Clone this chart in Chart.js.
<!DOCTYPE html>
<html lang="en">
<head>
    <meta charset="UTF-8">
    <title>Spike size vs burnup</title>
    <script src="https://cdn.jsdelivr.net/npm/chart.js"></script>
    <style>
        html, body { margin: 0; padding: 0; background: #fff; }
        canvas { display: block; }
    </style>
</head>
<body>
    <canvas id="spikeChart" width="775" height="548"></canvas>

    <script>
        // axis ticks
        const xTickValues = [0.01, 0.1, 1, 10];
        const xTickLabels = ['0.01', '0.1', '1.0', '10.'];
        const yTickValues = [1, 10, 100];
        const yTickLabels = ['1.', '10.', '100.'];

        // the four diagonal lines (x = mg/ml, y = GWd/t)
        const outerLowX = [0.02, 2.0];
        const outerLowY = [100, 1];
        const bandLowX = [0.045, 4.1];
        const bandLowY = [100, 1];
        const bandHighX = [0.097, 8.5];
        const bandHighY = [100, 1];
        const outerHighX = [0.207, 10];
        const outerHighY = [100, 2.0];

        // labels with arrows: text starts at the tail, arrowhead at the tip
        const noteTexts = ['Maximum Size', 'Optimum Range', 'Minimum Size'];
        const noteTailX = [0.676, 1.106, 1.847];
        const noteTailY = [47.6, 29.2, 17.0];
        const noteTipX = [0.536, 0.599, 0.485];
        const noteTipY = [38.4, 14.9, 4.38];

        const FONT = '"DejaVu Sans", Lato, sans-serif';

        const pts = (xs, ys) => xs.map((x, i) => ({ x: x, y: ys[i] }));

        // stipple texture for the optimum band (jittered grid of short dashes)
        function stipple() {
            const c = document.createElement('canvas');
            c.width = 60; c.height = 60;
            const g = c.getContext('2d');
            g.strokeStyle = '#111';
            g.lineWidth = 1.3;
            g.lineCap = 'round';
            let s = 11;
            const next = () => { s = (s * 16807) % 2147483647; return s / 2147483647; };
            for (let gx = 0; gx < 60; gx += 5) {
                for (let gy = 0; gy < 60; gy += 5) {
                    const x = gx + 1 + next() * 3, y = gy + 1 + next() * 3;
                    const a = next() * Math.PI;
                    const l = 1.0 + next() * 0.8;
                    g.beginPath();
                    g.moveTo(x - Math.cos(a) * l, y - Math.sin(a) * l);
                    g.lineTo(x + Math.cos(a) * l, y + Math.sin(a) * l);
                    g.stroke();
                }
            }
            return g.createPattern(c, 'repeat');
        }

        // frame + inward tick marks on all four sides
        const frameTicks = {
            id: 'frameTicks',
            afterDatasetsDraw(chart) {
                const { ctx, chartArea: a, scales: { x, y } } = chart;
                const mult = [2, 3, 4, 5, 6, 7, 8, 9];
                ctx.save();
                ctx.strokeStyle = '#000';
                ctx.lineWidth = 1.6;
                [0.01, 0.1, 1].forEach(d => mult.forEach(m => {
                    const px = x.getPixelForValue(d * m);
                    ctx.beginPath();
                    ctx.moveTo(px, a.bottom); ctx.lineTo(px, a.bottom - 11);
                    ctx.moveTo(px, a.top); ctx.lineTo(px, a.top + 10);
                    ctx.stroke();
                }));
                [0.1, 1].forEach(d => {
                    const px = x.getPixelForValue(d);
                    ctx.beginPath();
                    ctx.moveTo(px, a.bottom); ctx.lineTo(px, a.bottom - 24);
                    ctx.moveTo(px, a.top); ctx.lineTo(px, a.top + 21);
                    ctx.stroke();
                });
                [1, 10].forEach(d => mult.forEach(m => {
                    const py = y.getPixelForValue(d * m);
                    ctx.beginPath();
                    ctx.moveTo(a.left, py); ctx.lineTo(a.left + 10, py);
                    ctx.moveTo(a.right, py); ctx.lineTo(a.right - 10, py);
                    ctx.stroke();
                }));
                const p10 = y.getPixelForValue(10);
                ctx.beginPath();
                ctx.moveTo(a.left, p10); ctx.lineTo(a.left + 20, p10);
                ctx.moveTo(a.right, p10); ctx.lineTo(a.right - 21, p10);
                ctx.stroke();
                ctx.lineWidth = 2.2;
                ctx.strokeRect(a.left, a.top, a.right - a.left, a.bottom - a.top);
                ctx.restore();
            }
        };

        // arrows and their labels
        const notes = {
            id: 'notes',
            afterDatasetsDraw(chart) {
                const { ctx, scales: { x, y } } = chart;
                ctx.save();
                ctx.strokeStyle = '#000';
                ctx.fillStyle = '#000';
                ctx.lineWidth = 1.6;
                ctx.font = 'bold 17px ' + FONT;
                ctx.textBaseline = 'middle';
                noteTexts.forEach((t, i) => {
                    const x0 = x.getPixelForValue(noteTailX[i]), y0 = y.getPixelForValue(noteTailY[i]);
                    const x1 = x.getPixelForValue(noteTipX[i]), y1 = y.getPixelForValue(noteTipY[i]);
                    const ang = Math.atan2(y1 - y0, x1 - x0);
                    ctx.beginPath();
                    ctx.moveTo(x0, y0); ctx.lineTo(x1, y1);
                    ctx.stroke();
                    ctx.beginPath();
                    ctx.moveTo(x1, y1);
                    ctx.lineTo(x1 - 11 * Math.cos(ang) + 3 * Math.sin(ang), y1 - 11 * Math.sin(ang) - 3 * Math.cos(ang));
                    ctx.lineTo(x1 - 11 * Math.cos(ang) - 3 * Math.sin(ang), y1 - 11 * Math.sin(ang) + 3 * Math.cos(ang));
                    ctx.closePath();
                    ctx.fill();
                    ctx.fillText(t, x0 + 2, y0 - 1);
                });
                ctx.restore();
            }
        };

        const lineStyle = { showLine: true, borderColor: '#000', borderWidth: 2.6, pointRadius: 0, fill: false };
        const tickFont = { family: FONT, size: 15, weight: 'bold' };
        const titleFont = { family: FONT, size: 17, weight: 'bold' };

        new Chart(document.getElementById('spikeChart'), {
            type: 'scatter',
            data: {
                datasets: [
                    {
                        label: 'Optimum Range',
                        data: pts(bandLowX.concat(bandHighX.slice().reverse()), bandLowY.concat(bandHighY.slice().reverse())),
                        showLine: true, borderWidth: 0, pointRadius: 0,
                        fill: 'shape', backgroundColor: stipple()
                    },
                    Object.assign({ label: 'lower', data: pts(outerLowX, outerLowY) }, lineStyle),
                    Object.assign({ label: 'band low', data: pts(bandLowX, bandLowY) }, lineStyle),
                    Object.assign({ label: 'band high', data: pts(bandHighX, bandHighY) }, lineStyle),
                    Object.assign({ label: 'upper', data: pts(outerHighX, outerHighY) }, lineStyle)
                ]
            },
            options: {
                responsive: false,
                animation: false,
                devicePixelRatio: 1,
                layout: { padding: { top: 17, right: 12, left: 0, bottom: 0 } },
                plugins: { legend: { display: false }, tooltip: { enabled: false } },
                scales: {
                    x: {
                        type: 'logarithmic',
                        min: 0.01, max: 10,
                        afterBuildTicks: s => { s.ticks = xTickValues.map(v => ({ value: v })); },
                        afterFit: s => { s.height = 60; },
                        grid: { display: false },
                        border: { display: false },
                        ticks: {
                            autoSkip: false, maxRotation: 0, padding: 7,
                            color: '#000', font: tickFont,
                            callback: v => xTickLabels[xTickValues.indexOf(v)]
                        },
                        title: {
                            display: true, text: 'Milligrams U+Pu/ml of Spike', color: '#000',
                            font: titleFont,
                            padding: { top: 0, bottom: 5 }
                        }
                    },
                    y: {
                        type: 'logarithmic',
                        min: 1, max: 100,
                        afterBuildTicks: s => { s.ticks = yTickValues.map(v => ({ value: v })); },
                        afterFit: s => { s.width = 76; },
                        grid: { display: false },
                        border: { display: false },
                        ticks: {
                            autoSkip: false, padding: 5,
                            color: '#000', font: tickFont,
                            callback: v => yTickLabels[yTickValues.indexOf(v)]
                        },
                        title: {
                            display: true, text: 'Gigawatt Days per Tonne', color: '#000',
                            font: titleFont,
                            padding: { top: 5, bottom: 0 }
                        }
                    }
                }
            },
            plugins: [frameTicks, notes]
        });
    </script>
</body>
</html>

Directions: Produce the lines from the top of the listing through the "const pts = (xs, ys)" line exactly as they appear, with no additional output.

Correct result:
Clone this chart in Chart.js.
<!DOCTYPE html>
<html lang="en">
<head>
    <meta charset="UTF-8">
    <title>Spike size vs burnup</title>
    <script src="https://cdn.jsdelivr.net/npm/chart.js"></script>
    <style>
        html, body { margin: 0; padding: 0; background: #fff; }
        canvas { display: block; }
    </style>
</head>
<body>
    <canvas id="spikeChart" width="775" height="548"></canvas>

    <script>
        // axis ticks
        const xTickValues = [0.01, 0.1, 1, 10];
        const xTickLabels = ['0.01', '0.1', '1.0', '10.'];
        const yTickValues = [1, 10, 100];
        const yTickLabels = ['1.', '10.', '100.'];

        // the four diagonal lines (x = mg/ml, y = GWd/t)
        const outerLowX = [0.02, 2.0];
        const outerLowY = [100, 1];
        const bandLowX = [0.045, 4.1];
        const bandLowY = [100, 1];
        const bandHighX = [0.097, 8.5];
        const bandHighY = [100, 1];
        const outerHighX = [0.207, 10];
        const outerHighY = [100, 2.0];

        // labels with arrows: text starts at the tail, arrowhead at the tip
        const noteTexts = ['Maximum Size', 'Optimum Range', 'Minimum Size'];
        const noteTailX = [0.676, 1.106, 1.847];
        const noteTailY = [47.6, 29.2, 17.0];
        const noteTipX = [0.536, 0.599, 0.485];
        const noteTipY = [38.4, 14.9, 4.38];

        const FONT = '"DejaVu Sans", Lato, sans-serif';

        const pts = (xs, ys) => xs.map((x, i) => ({ x: x, y: ys[i] }));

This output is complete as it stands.